FIG. 2 shows an example diagram 200 of other aspects related to the technique illustrated in FIG. 1. In this example, the input data 105, delta data 110, and aggregated data 115 are the same as the example in FIG. 1. Of note, however, is that the AXT metric of the second input data 205 has a value of 2 instead of 1. In this scenario, the second delta data 210 will include a negative metric AX, and the AY metric will have a value of 5, in similar fashion to that described above. But in addition to these metrics, the second delta data 210 will also include the AXT metric, which will be assigned a value of 1. The AXT metric is assigned a value of 1 in the second delta data 210 because the AXT metric has a value of 2 in the second input data 205 and a historical value of 1. In other words, the change in the value of the AXT metric from 1 to 2 causes the AXT metric to be assigned a value of 1 in the second delta data 210.

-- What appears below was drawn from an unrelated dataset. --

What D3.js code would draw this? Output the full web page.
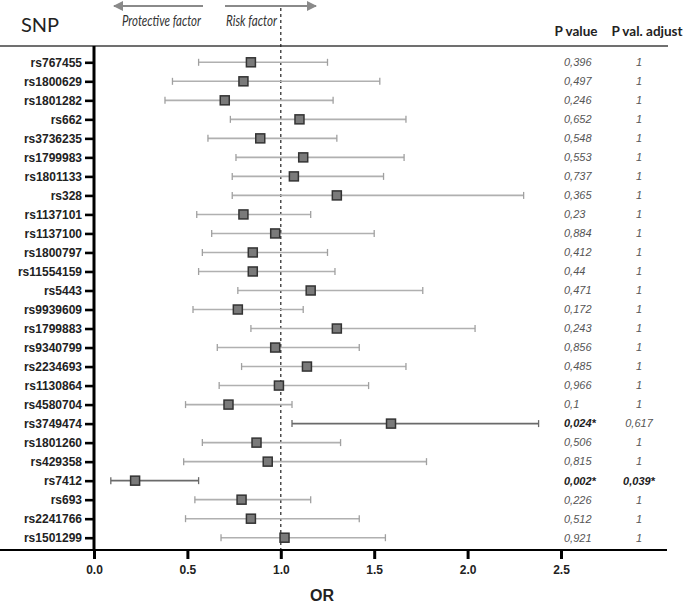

Similar to the example above, the AXT metric represents the number of unique visitors to a given web page from a geographical location over the course of a predefined time period, e.g., the number of unique visitors from California over the course of one year. In this case, assume that the historical count is 1, meaning that one unique visitor has visited the web page so far. If still within the predefined one year time period, and if a new visitor visits the web page, we want to count the visit of the new visitor because one of our intentions in this example is to aggregate unique visits to the web page over the course of the one year. Thus, if the AXT metric has a current value of 2 representing a current visit by both the original visitor and the new visitor, and a historical value of 1 representing a previous visit by the original visitor to the same web page, then one additional unique visit has occurred; therefore, the second delta data 210 will include the AXT metric having the value of 1. In such manner, the delta data can be generated by reviewing the historical event data and comparing the current event data to the historical event data.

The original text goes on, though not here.